Sunday, June 30, 2013

Rediscovery of Distortion Pedals

If you've read my posts from late last year you'd know that I was working on converting my old tin shed into a studio & workshop.

Now I wasn't exactly flush with cash for this project and had to make do with what I had available to me. My studio is divided into two parts. 

A gear room and a recording booth.

The booth works fairly well. Nobody can hear my dodgy acoustic guitar playing or my lousy singing outside of the shed.

Even playing electric guitar I can get a decent tone to "tape" for clean sounds. But the problem I have is that if I want distortion from the output tubes (my favourite kind) I can only really do that during the day, even with my 5 watt amps.

I know for a fact that it can't be heard in my own home, which is just about the same distance as my closest neighbours to the recording room. So in theory I could play as loud as I want inside with the gear that I have, but I just don't feel comfortable with it.

The obvious thing to do of course, was use distortion pedals and turn the volume down. Sure, its obvious now, but I didn't even consider it until now.

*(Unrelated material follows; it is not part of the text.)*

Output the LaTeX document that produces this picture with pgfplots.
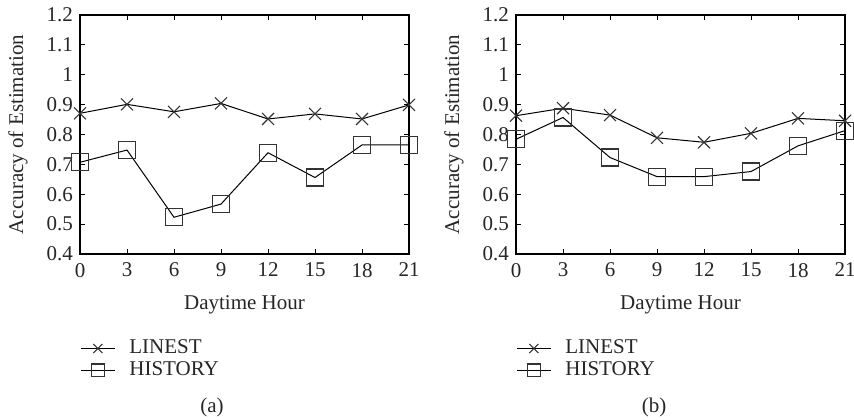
\documentclass[border=0pt]{standalone}
\usepackage{fontspec}
\setmainfont{Liberation Serif}
\usepackage{pgfplots}
\pgfplotsset{compat=1.18}
\pgfplotstableread{
h linest history
0  0.871 0.707
3  0.901 0.748
6  0.876 0.523
9  0.904 0.567
12 0.852 0.739
15 0.869 0.656
18 0.852 0.765
21 0.899 0.765
}\dataA
\pgfplotstableread{
h linest history
0  0.863 0.784
3  0.888 0.857
6  0.865 0.723
9  0.789 0.659
12 0.774 0.659
15 0.804 0.676
18 0.854 0.762
21 0.846 0.813
}\dataB
\pgfplotsset{
  myaxis/.style={
    scale only axis,
    width=164.5pt, height=119.5pt,
    anchor=south west,
    xmin=0, xmax=21, ymin=0.4, ymax=1.2,
    xtick={0,3,6,9,12,15,18,21},
    ytick={0.4,0.5,0.6,0.7,0.8,0.9,1,1.1,1.2},
    yticklabels={0.4,0.5,0.6,0.7,0.8,0.9,1,1.1,1.2},
    tick align=inside,
    major tick length=2.5pt,
    tick style={black, line width=0.5pt},
    axis line style={line width=0.6pt},
    clip=false,
    /pgf/number format/assume math mode=true,
    tick label style={font=\fontsize{10.5}{12}\selectfont, text=black!85},
    xticklabel style={yshift=-1pt},
    label style={font=\fontsize{10.5}{12}\selectfont, text=black!85},
    xlabel={Daytime Hour},
    ylabel={Accuracy of Estimation},
    xlabel style={at={(axis description cs:0.5,-0.2134)}, anchor=center},
    ylabel style={at={(axis description cs:-0.1884,0.5)}, anchor=center, rotate=0},
    legend style={at={(axis description cs:0,-0.325)}, anchor=north west, draw=none, fill=none,
      font=\fontsize{10.5}{12}\selectfont, text=black!85, row sep=-1.5pt, inner xsep=0pt,
      /tikz/every odd column/.append style={column sep=5pt}},
    legend cell align=left,
    legend image code/.code={\draw[mark repeat=2,mark phase=2,mark size=3.2pt] plot coordinates {(0pt,0pt)(8.5pt,0pt)(17pt,0pt)};},
  },
  linest/.style={black, line width=0.5pt, mark=x, mark size=4.25pt, mark options={line width=0.55pt, black!80}},
  hist/.style={black, line width=0.5pt, mark=square, mark size=4.25pt, mark options={line width=0.6pt, black!80}},
}
\begin{document}
\begin{tikzpicture}
\useasboundingbox (0,0) rectangle (427pt,209.5pt);
\begin{axis}[myaxis, at={(40pt,82.5pt)}]
\addplot[linest] table[x=h,y=linest]{\dataA};
\addlegendentry{LINEST}
\addplot[hist] table[x=h,y=history]{\dataA};
\addlegendentry{HISTORY}
\end{axis}
\begin{axis}[myaxis, at={(258pt,82.5pt)}]
\addplot[linest] table[x=h,y=linest]{\dataB};
\addlegendentry{LINEST}
\addplot[hist] table[x=h,y=history]{\dataB};
\addlegendentry{HISTORY}
\end{axis}
\node[font=\fontsize{10.5}{12}\selectfont, text=black!85] at (106pt,6pt) {(a)};
\node[font=\fontsize{10.5}{12}\selectfont, text=black!85] at (327pt,6pt) {(b)};
\end{tikzpicture}
\end{document}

I have several distortions and fuzzes, but I think maybe that I was a little prejudiced toward achieving my favourite tone.

So last night I had a hankering for a wee bit of grit and decided to fire up my pedal board.

I stuck to overdrive types for this session.

The ones that I had on hand are as follows:
  • Digitech Bad Monkey
  • Tech 21 Sansamp GT2
  • Boss Combo Drive
The Bad Monkey has been in my collection from way back.
Its a nice simple pedal that is kind of a Tube Screamer clone.
The results were pleasant and ranged between a little grit to nice full overdrive, which is great for chunking out the power chords.

The Sansamp is one that I had never used with a guitar amp(only direct). I know, ridiculous right?
It was excellent.
Each setting was really usable and not at all fizzy.
Lots of versatility and had a great gentle overdrive, but was not quite the death metal machine that I thought it would be on the high gain settings. Not that it really matters. I haven't played that sort of stuff since 1996.

The Combo Drive is really quite effective at generating Vox-like tones and as I've stated in an earlier article, goes from clean to seriously metal. Its a great little pedal for those looking for a tone change, without the massive investment. They're quite cheap at the moment too.

I felt like a kid in a toy store. Rediscovering distortion was something that I needed to do. Hopefully I'll actually be proactive with making music.